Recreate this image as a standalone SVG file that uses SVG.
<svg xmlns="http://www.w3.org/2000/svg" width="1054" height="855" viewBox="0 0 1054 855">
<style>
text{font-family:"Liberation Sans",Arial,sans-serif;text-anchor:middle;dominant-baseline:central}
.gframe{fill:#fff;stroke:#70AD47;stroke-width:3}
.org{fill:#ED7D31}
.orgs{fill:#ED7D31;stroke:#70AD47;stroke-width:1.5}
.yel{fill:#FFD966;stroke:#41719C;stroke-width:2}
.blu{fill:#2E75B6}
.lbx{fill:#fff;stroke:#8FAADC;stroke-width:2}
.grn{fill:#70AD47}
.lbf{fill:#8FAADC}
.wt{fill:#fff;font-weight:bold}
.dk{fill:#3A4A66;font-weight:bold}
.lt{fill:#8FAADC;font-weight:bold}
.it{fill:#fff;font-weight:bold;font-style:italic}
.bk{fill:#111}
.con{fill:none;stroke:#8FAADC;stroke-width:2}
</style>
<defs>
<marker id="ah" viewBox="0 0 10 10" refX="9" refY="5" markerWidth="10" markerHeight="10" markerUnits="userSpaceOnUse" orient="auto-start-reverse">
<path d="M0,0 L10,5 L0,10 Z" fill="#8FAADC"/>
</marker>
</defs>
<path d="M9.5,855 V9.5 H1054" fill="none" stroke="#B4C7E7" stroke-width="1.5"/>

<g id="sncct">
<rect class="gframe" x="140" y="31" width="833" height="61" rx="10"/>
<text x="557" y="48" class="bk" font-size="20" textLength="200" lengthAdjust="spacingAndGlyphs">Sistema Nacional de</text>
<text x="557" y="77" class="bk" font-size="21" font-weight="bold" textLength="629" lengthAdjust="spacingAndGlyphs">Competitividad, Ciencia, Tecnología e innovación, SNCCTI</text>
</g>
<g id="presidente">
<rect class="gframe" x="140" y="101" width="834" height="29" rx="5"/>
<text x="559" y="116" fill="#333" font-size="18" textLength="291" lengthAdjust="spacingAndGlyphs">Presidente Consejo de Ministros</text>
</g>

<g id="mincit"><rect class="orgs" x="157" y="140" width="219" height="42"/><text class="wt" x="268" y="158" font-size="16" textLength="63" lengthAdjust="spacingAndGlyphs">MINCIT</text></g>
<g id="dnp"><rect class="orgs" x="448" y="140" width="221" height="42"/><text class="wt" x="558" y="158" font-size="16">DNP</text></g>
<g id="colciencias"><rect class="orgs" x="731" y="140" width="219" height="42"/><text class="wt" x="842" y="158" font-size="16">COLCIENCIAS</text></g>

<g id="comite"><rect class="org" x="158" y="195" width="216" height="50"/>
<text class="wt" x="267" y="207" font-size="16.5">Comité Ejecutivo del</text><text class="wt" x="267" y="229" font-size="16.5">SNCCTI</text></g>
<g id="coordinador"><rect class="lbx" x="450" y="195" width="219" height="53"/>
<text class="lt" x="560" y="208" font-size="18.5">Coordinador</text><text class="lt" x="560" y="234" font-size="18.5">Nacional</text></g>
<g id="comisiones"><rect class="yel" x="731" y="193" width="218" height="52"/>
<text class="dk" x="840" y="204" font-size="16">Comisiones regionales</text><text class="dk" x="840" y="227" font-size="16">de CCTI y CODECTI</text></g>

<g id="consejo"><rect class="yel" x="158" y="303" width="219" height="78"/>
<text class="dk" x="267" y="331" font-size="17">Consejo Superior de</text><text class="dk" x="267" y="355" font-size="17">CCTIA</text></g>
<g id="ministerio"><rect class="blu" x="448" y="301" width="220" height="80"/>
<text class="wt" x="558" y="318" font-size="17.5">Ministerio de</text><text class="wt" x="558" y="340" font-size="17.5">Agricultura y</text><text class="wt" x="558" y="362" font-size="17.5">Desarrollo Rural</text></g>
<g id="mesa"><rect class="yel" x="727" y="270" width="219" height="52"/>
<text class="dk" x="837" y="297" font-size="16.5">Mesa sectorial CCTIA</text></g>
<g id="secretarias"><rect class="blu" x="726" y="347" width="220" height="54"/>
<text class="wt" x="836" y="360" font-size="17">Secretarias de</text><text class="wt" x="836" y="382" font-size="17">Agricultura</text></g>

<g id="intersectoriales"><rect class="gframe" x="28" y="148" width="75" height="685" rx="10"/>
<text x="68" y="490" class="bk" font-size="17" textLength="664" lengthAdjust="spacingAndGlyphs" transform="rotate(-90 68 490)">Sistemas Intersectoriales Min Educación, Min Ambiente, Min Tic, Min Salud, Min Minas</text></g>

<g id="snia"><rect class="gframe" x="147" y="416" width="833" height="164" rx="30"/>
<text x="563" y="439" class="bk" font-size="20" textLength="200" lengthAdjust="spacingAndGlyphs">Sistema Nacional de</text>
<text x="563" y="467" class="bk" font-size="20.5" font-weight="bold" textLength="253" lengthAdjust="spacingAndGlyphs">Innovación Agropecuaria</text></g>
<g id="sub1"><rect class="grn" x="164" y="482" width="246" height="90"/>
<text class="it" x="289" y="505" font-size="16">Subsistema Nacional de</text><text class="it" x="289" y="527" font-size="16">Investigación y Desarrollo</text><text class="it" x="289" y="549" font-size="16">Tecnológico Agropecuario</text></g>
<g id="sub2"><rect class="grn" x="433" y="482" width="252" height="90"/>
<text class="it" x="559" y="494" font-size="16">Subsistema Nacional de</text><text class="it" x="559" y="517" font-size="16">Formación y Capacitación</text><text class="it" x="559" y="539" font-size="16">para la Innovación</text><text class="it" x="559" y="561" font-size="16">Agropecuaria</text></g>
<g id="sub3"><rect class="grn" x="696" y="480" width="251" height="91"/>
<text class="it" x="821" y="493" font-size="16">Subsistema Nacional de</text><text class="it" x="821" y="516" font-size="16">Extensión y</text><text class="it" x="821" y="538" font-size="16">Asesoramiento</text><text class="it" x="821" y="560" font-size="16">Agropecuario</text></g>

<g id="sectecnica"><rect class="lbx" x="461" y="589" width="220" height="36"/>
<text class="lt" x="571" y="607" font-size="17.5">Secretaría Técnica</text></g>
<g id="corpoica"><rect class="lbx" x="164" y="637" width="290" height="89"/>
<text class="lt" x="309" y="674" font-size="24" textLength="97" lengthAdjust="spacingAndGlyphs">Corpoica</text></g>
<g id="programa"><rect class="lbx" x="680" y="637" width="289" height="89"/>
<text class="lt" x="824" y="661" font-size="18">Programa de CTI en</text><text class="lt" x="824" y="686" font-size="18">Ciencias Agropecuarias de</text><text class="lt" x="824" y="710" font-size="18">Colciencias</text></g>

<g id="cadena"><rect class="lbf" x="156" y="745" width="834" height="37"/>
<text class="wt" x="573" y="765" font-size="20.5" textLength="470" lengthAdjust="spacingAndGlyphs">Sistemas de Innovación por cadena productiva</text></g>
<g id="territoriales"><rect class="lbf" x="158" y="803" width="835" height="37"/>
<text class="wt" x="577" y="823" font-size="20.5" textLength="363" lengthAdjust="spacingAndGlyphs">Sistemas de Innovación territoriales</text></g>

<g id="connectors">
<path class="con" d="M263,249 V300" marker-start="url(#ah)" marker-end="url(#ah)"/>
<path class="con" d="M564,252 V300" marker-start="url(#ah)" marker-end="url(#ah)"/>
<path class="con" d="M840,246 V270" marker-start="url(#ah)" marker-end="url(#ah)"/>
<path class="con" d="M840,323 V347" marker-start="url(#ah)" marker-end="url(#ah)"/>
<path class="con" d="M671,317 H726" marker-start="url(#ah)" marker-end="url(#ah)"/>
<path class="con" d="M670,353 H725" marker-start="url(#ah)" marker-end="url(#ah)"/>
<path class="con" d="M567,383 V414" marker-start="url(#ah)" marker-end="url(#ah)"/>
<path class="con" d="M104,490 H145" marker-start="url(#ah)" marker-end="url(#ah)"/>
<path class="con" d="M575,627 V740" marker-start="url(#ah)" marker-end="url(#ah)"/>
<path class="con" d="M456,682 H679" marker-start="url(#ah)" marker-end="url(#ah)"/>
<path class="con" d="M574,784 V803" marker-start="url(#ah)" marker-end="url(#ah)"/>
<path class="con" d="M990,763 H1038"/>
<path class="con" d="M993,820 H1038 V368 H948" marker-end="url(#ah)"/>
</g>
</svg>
·····
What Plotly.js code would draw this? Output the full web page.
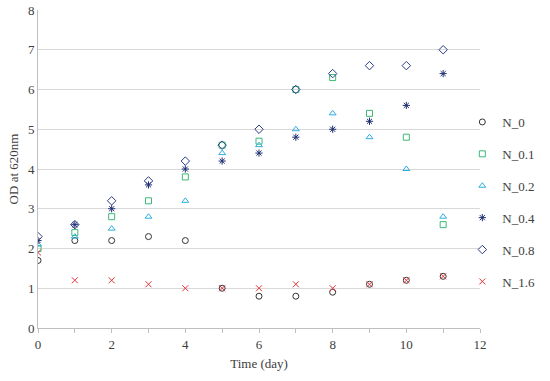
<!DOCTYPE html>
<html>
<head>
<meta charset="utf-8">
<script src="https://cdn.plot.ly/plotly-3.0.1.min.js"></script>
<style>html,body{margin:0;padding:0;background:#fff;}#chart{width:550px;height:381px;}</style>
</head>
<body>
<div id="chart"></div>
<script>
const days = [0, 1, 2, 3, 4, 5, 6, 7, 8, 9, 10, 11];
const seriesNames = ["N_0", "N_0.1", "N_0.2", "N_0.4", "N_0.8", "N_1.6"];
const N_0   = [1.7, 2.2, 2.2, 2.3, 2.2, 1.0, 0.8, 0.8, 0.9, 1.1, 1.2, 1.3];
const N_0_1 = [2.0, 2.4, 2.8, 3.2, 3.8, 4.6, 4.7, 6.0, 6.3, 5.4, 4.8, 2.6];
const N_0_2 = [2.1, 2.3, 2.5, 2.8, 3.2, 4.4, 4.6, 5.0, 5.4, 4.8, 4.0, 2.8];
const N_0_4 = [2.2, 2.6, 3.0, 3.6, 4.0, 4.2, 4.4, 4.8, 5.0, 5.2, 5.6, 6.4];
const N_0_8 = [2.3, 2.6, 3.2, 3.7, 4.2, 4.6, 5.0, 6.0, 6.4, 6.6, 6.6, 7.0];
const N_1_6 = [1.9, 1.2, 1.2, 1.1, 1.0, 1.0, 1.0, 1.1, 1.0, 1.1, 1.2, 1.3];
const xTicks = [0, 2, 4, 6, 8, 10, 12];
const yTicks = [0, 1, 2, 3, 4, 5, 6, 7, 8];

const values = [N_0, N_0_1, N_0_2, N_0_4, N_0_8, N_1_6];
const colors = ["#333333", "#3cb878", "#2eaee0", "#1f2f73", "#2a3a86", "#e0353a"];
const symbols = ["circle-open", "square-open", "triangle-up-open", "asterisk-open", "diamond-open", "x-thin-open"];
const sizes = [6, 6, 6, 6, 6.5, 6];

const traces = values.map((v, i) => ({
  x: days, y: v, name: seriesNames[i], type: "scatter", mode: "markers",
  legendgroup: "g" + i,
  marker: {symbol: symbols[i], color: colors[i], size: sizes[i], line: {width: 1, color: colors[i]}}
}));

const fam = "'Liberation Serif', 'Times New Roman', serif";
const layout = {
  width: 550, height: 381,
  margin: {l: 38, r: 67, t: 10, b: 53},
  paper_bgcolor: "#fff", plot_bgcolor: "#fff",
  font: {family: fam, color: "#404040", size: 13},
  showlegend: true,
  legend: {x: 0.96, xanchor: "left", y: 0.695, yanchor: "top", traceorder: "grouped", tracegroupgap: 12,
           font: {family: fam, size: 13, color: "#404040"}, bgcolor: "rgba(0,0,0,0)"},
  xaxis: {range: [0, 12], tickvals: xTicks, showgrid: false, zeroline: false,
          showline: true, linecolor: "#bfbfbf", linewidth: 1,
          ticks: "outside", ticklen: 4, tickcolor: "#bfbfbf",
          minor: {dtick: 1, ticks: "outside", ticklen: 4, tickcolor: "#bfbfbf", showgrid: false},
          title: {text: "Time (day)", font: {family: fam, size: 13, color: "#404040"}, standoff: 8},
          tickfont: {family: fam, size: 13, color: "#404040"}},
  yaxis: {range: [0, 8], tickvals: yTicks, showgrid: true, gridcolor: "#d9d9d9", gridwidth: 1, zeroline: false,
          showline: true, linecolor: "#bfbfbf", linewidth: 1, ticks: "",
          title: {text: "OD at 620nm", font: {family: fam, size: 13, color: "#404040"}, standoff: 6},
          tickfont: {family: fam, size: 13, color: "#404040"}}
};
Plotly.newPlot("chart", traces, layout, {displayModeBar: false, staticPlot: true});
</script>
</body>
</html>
·····
#### WHAT NEEDS TO BE DONE
Above are some records; extract exactly the lines from the one containing "What Plotly.js code" through the one containing "const sizes = [6, 6, 6, 6, 6.5, 6];" and drop the pictures.

#### SOLUTION FOR THIS TASK
What Plotly.js code would draw this? Output the full web page.
<!DOCTYPE html>
<html>
<head>
<meta charset="utf-8">
<script src="https://cdn.plot.ly/plotly-3.0.1.min.js"></script>
<style>html,body{margin:0;padding:0;background:#fff;}#chart{width:550px;height:381px;}</style>
</head>
<body>
<div id="chart"></div>
<script>
const days = [0, 1, 2, 3, 4, 5, 6, 7, 8, 9, 10, 11];
const seriesNames = ["N_0", "N_0.1", "N_0.2", "N_0.4", "N_0.8", "N_1.6"];
const N_0   = [1.7, 2.2, 2.2, 2.3, 2.2, 1.0, 0.8, 0.8, 0.9, 1.1, 1.2, 1.3];
const N_0_1 = [2.0, 2.4, 2.8, 3.2, 3.8, 4.6, 4.7, 6.0, 6.3, 5.4, 4.8, 2.6];
const N_0_2 = [2.1, 2.3, 2.5, 2.8, 3.2, 4.4, 4.6, 5.0, 5.4, 4.8, 4.0, 2.8];
const N_0_4 = [2.2, 2.6, 3.0, 3.6, 4.0, 4.2, 4.4, 4.8, 5.0, 5.2, 5.6, 6.4];
const N_0_8 = [2.3, 2.6, 3.2, 3.7, 4.2, 4.6, 5.0, 6.0, 6.4, 6.6, 6.6, 7.0];
const N_1_6 = [1.9, 1.2, 1.2, 1.1, 1.0, 1.0, 1.0, 1.1, 1.0, 1.1, 1.2, 1.3];
const xTicks = [0, 2, 4, 6, 8, 10, 12];
const yTicks = [0, 1, 2, 3, 4, 5, 6, 7, 8];

const values = [N_0, N_0_1, N_0_2, N_0_4, N_0_8, N_1_6];
const colors = ["#333333", "#3cb878", "#2eaee0", "#1f2f73", "#2a3a86", "#e0353a"];
const symbols = ["circle-open", "square-open", "triangle-up-open", "asterisk-open", "diamond-open", "x-thin-open"];
const sizes = [6, 6, 6, 6, 6.5, 6];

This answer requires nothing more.